Wild Geese, novel credited to Martha Ostenso (London, New York and Toronto, 1925). Published first in England as The Passionate Flight, Wild Geese was one of the Best-Selling Canadian novels of the 20th century.

Wild Geese, novel credited to Martha Ostenso (London, New York and Toronto, 1925). Published first in England as The Passionate Flight, Wild Geese was one of the Best-Selling Canadian novels of the 20th century, driven in part by publicity surrounding its victory in a $13,500 prize for first novels offered by The Pictorial Review, the Famous Players-Lasky Corporation and American publisher Dodd, Mead and Company.

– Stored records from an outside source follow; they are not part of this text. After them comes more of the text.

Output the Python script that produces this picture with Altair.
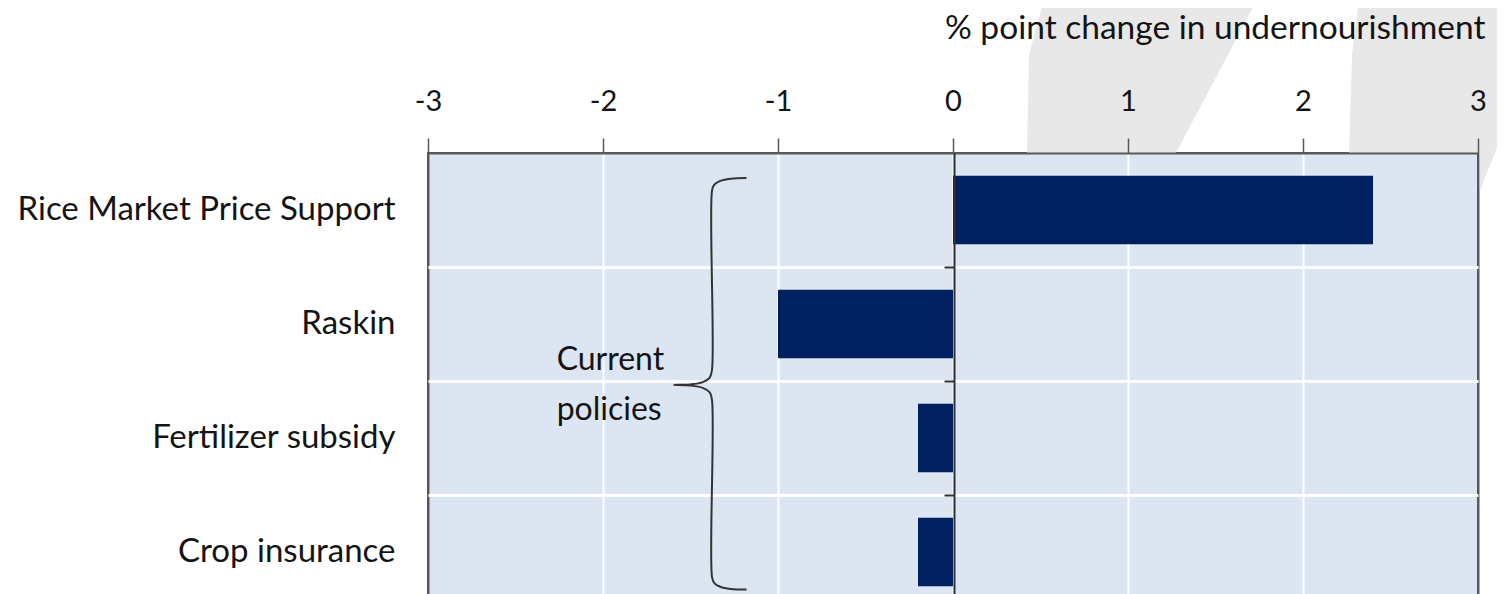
import altair as alt
import pandas as pd

categories = ["Rice Market Price Support", "Raskin", "Fertilizer subsidy", "Crop insurance"]
values = [2.4, -1.0, -0.2, -0.2]

# curly brace annotation (x in data units, y in band units from the top)
brace_x = [-1.18, -1.27, -1.33, -1.365, -1.377, -1.377, -1.39, -1.43, -1.50, -1.594,
           -1.50, -1.43, -1.39, -1.377, -1.377, -1.365, -1.33, -1.27, -1.18]
brace_y = [0.22, 0.225, 0.245, 0.28, 0.33, 1.90, 1.97, 2.01, 2.03, 2.035,
           2.04, 2.06, 2.10, 2.17, 3.72, 3.77, 3.805, 3.825, 3.83]
note_lines = ["Current", "policies"]
note_x = [-2.265, -2.265]
note_y = [1.82, 2.25]
band_edges = [1, 2, 3]
x_ticks = [-3, -2, -1, 0, 1, 2, 3]

# faint grey background watermark shapes (x in data units, y in band units)
wm_id = ["a", "a", "a", "b", "b", "b", "c", "c"]
wm_y = [-1.35, -0.86, 0.0, -1.35, -0.86, 0.0, 0.0, 0.33]
wm_x1 = [0.52, 0.434, 0.423, 2.32, 2.28, 2.263, 3.01, 3.01]
wm_x2 = [1.737, 1.571, 1.274, 3.5, 3.3, 3.097, 3.097, 3.01]

FONT = "Lato"
TXT = "#141414"
BAR = "#002060"

df = pd.DataFrame({"cat": categories, "val": values})
brace = pd.DataFrame({"x": brace_x, "y": brace_y, "i": list(range(len(brace_x)))})
notes = pd.DataFrame({"t": note_lines, "x": note_x, "y": note_y})
wm = pd.DataFrame({"s": wm_id, "y": wm_y, "x1": wm_x1, "x2": wm_x2})

xscale = alt.Scale(domain=[-3, 3], nice=False, zero=False)
yq = alt.Scale(domain=[0, 4], reverse=True, nice=False, zero=False)

# watermark layer also carries the horizontal and vertical white grid lines
watermark = alt.Chart(wm).mark_area(color="#e8e8e8", clip=False, orient="horizontal").encode(
    y=alt.Y("y:Q", scale=yq,
            axis=alt.Axis(orient="right", values=band_edges, labels=False, ticks=False,
                          domain=False, title=None, grid=True, zindex=0,
                          gridColor="#ffffff", gridWidth=3)),
    x=alt.X("x1:Q", scale=xscale,
            axis=alt.Axis(orient="bottom", values=x_ticks, labels=False, ticks=False,
                          domain=False, title=None, grid=True, zindex=0,
                          gridColor={"condition": {"test": "abs(datum.value) == 3", "value": "#595959"},
                                     "value": "#ffffff"},
                          gridWidth=2)),
    x2="x2:Q",
    detail="s:N",
)

bars = alt.Chart(df).mark_bar(color=BAR).encode(
    x=alt.X("val:Q", scale=xscale, axis=None),
    y=alt.Y("cat:N", sort=categories,
            scale=alt.Scale(paddingInner=0.4, paddingOuter=0.2),
            axis=alt.Axis(title=None, labelFont=FONT, labelFontSize=33, labelColor=TXT,
                          labelPadding=33, tickSize=0, ticks=False, domain=False,
                          grid=False, labelLimit=600)),
)

# brace carries the top axis (labels, ticks, title) and the zero line
brace_line = alt.Chart(brace).mark_line(color="#333333", strokeWidth=2,
                                        interpolate="catmull-rom").encode(
    x=alt.X("x:Q", scale=xscale,
            axis=alt.Axis(orient="top", values=x_ticks, zindex=1, grid=False,
                          labelExpr="'' + datum.value", labelFlush=False,
                          title="% point change in undernourishment",
                          titleFont=FONT, titleFontSize=33.5, titleFontWeight="normal",
                          titleColor=TXT, titleAnchor="end", titleAlign="right",
                          titleBaseline="middle", titleX=1057, titleY=-125,
                          labelFont=FONT, labelFontSize=29, labelColor=TXT,
                          labelPadding=22, tickSize=15, tickColor="#595959",
                          tickWidth=1.5, domainColor="#595959", domainWidth=2)),
    y=alt.Y("y:Q", scale=yq,
            axis=alt.Axis(orient="left", offset=-526, values=band_edges,
                          labels=False, title=None, zindex=1, grid=False,
                          domainColor="#303030", domainWidth=2,
                          tickColor="#303030", tickWidth=2, tickSize=10)),
    order="i:Q",
)

note = alt.Chart(notes).mark_text(font=FONT, fontSize=32, color=TXT, align="left",
                                  baseline="middle").encode(
    x=alt.X("x:Q", scale=xscale, axis=None),
    y=alt.Y("y:Q", scale=yq, axis=None),
    text="t:N",
)

chart = alt.layer(watermark, bars, brace_line, note).resolve_scale(
    y="independent").resolve_axis(x="independent").properties(
    width=1050, height=456,
    autosize=alt.AutoSizeParams(type="none"),
    padding={"left": 420, "top": 145, "right": 19, "bottom": 0},
).configure_view(fill="#dce6f2", stroke="#595959", strokeWidth=2)

chart.save("out.html", embed_options={"renderer": "svg", "actions": False})
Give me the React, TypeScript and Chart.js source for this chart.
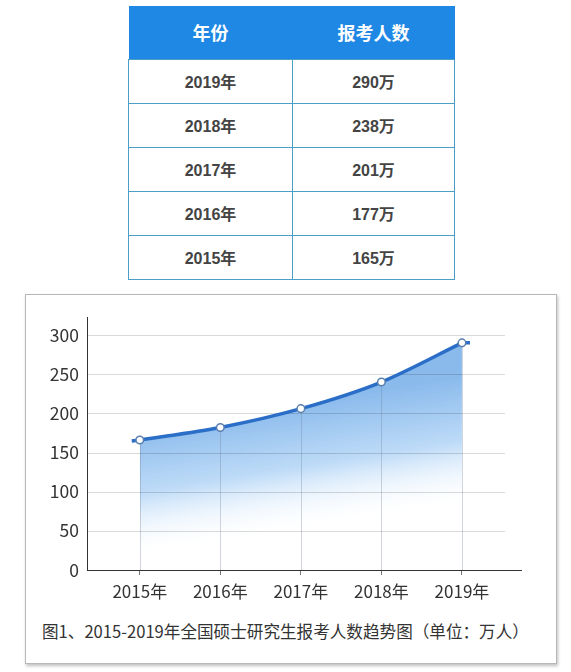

Set outside the fictional town of Oeland, Manitoba, the novel centres on the Gares, a dysfunctional yet successful farming family controlled by rigid patriarch Caleb. His manipulative, unchallenged power comes in part through the knowledge that his wife Amelia bore a son from an affair. The Gare family's lodger, schoolteacher Lind Archer, is drawn into the drama when she meets the son, now an adult, and falls in love. The novel succeeds in avoiding the melodramatic, and is often held up as an accomplished work of early Canadian realism.

One of the novel's great strengths is its depiction of climate, the land, and the changes in each through the seasons. In this respect, it joins Frederick Philip Grove's Settlers of the Marsh (1925) in presenting a credible portrait of a prairie farm. Where earlier popular works like Arthur Stringer's Prairie Trilogy (1915-1921) romanticized and relied on stereotypes, Wild Geese stands out as a work in which characters are sometimes frightened, and often unconventional.

While Wild Geese continues to be published under Ostenso's name, it is now known to be the result of a collaborative effort with her former teacher and future husband Douglas Durkin. While the pair collaborated on other novels, none achieved the same levels of commercial or critical success.

Wild Geese has been translated into German, Danish, Swedish, Norwegian, Czech, Polish, Slovenian, and Spanish. There have to date been three film adaptations, including a lost 1927 silent picture, an Austrian feature entitled Der Ruf der Wildgänse (1961) and the made-for-TV movie After the Harvest (2001).